Exercise task -
Give the data below again, word for word.

Supplied material -
□ □ □
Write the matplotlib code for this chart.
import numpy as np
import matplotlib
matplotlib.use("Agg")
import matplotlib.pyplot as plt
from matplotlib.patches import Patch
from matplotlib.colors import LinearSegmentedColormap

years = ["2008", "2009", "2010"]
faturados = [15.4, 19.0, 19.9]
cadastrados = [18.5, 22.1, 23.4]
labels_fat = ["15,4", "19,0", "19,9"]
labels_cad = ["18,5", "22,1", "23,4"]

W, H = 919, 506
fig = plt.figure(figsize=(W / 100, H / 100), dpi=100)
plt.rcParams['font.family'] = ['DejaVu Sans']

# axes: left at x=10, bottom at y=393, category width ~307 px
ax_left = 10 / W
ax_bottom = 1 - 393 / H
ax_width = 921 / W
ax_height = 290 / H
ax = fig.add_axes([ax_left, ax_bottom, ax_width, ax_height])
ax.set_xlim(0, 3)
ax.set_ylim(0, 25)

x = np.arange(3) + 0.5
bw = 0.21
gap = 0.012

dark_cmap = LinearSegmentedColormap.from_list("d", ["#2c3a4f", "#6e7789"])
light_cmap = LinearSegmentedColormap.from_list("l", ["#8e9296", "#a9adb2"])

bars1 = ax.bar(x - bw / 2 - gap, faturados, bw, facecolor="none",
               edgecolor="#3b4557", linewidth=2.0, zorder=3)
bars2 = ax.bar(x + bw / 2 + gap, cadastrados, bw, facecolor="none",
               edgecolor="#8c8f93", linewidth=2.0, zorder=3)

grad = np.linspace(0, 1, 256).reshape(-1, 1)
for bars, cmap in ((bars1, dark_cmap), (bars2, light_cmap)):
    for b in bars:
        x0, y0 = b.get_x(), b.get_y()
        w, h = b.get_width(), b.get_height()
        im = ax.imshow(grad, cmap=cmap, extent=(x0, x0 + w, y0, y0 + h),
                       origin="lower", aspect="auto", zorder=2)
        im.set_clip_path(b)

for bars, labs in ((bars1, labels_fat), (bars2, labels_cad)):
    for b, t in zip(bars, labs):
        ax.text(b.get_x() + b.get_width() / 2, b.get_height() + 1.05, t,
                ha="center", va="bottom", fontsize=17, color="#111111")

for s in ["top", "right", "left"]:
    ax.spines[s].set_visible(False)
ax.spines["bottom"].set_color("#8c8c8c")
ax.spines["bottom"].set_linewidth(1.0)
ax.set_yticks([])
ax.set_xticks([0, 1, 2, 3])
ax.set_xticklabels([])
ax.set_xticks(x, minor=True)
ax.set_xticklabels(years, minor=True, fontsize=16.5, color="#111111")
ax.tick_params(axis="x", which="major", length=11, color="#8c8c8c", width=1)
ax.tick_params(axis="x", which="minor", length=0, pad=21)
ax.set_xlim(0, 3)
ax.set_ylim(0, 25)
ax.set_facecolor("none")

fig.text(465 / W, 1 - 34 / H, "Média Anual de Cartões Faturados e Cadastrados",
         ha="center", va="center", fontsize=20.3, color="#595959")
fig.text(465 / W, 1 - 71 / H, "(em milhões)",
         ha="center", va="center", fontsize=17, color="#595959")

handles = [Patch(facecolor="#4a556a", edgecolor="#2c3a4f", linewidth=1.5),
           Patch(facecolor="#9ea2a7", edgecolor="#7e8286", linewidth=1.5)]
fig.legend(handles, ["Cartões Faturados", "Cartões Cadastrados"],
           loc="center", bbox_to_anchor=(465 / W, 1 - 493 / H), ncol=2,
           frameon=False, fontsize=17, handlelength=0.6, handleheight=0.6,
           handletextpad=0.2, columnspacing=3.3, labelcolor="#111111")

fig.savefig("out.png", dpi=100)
□ □ □
Answer below -
Write the matplotlib code for this chart.
import numpy as np
import matplotlib
matplotlib.use("Agg")
import matplotlib.pyplot as plt
from matplotlib.patches import Patch
from matplotlib.colors import LinearSegmentedColormap

years = ["2008", "2009", "2010"]
faturados = [15.4, 19.0, 19.9]
cadastrados = [18.5, 22.1, 23.4]
labels_fat = ["15,4", "19,0", "19,9"]
labels_cad = ["18,5", "22,1", "23,4"]

W, H = 919, 506
fig = plt.figure(figsize=(W / 100, H / 100), dpi=100)
plt.rcParams['font.family'] = ['DejaVu Sans']

# axes: left at x=10, bottom at y=393, category width ~307 px
ax_left = 10 / W
ax_bottom = 1 - 393 / H
ax_width = 921 / W
ax_height = 290 / H
ax = fig.add_axes([ax_left, ax_bottom, ax_width, ax_height])
ax.set_xlim(0, 3)
ax.set_ylim(0, 25)

x = np.arange(3) + 0.5
bw = 0.21
gap = 0.012

dark_cmap = LinearSegmentedColormap.from_list("d", ["#2c3a4f", "#6e7789"])
light_cmap = LinearSegmentedColormap.from_list("l", ["#8e9296", "#a9adb2"])

bars1 = ax.bar(x - bw / 2 - gap, faturados, bw, facecolor="none",
               edgecolor="#3b4557", linewidth=2.0, zorder=3)
bars2 = ax.bar(x + bw / 2 + gap, cadastrados, bw, facecolor="none",
               edgecolor="#8c8f93", linewidth=2.0, zorder=3)

grad = np.linspace(0, 1, 256).reshape(-1, 1)
for bars, cmap in ((bars1, dark_cmap), (bars2, light_cmap)):
    for b in bars:
        x0, y0 = b.get_x(), b.get_y()
        w, h = b.get_width(), b.get_height()
        im = ax.imshow(grad, cmap=cmap, extent=(x0, x0 + w, y0, y0 + h),
                       origin="lower", aspect="auto", zorder=2)
        im.set_clip_path(b)

for bars, labs in ((bars1, labels_fat), (bars2, labels_cad)):
    for b, t in zip(bars, labs):
        ax.text(b.get_x() + b.get_width() / 2, b.get_height() + 1.05, t,
                ha="center", va="bottom", fontsize=17, color="#111111")

for s in ["top", "right", "left"]:
    ax.spines[s].set_visible(False)
ax.spines["bottom"].set_color("#8c8c8c")
ax.spines["bottom"].set_linewidth(1.0)
ax.set_yticks([])
ax.set_xticks([0, 1, 2, 3])
ax.set_xticklabels([])
ax.set_xticks(x, minor=True)
ax.set_xticklabels(years, minor=True, fontsize=16.5, color="#111111")
ax.tick_params(axis="x", which="major", length=11, color="#8c8c8c", width=1)
ax.tick_params(axis="x", which="minor", length=0, pad=21)
ax.set_xlim(0, 3)
ax.set_ylim(0, 25)
ax.set_facecolor("none")

fig.text(465 / W, 1 - 34 / H, "Média Anual de Cartões Faturados e Cadastrados",
         ha="center", va="center", fontsize=20.3, color="#595959")
fig.text(465 / W, 1 - 71 / H, "(em milhões)",
         ha="center", va="center", fontsize=17, color="#595959")

handles = [Patch(facecolor="#4a556a", edgecolor="#2c3a4f", linewidth=1.5),
           Patch(facecolor="#9ea2a7", edgecolor="#7e8286", linewidth=1.5)]
fig.legend(handles, ["Cartões Faturados", "Cartões Cadastrados"],
           loc="center", bbox_to_anchor=(465 / W, 1 - 493 / H), ncol=2,
           frameon=False, fontsize=17, handlelength=0.6, handleheight=0.6,
           handletextpad=0.2, columnspacing=3.3, labelcolor="#111111")

fig.savefig("out.png", dpi=100)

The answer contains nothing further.